Interrupting My Body’s Natural Rhythms
Sleep. What a beautiful thing it is. When it happens.
During my early life, sleep was never an issue for me. I would lay down, think up a story or something in my head, and soon I’d drift into good sleep. Then I’d sleep many good solid hours and I’d wake up feeling fine.
In my twenties when I dated a blues musician and I used to attend his gigs which often ended at 2am. I’d go home and get up and be at work by 8am. I’d work a full day, then come home, go to bed by 7pm, sleep something like twelve hours and be fine. How audacious.
That’s how easy sleep has always been for me until the last five years or so. Now sleep is an elusive thing. A will-o’-the-wisp that seems to dance at the periphery, just out of grasp.
I still go to sleep with relative ease, but staying asleep, that’s a whole other matter.
I have consulted with professionals on this matter. The answer? “Well, you know, it’s common for women of a certain age to have this problem.”
Bah! I know plenty of women my age who sleep just fine through the night. I also know quite a few women who struggle like me. Men too.
So last night, as I lay there in my familiar bed in my still unfamiliar home, not sleeping at 3am, I started feeling like I am going crazy. Seriously. The thoughts went like this:
“I am going insane. I mean…truly insane. I am not sure I can keep a grasp on the little bit of sanity I have left. Wait, is someone who is going insane aware of that they are going bugnutty? Or does the slide into crazyville go unnoticed? How does one go insane? Probably like that old saying, slowly and then quickly. If I slip my nut does that mean I have to go into an institution? How will The Good Man deal with that? He would not be happy to have me in a hospital, pent up and pulling at the tethers holding me down while shouting strange things.”

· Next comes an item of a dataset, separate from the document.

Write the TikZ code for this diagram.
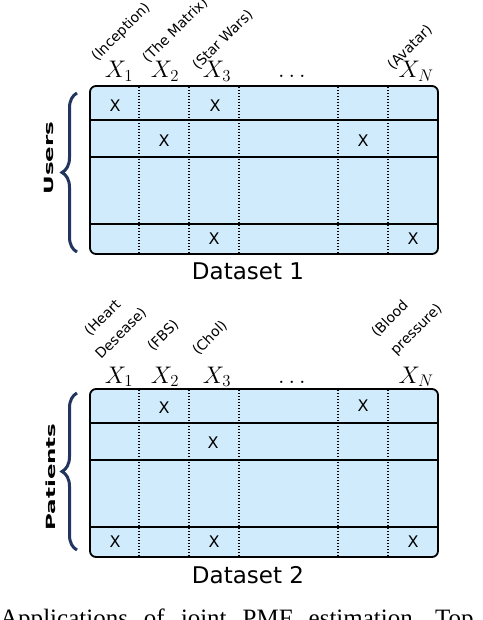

Of course, all of that kind of obsessive thinking does NOTHING to help sleep show up again.
So I got up for a while and The Feline joined me. She had a snack, I looked at email on my phone (with the brightness at the lowest possible setting).
After a while we trooped to the bathroom together and then went back to bed. The Feline was snoring within minutes. Sleep was a little more elusive for me.
I woke up with my alarm and reassessed my situation. Am I going insane? I asked The Good Man. He reminded me that lack of sleep sure feels like a short ride into crazyville.
Today, just past lunch time, sitting at my desk, I feel fine. Reasonably sane and a fairly normal working drone. I am tired but I don’t feel like my sanity is at stake.
All is well.
Until 3am rolls around again and I’m tearing at the sheets desperately trying to find sleep.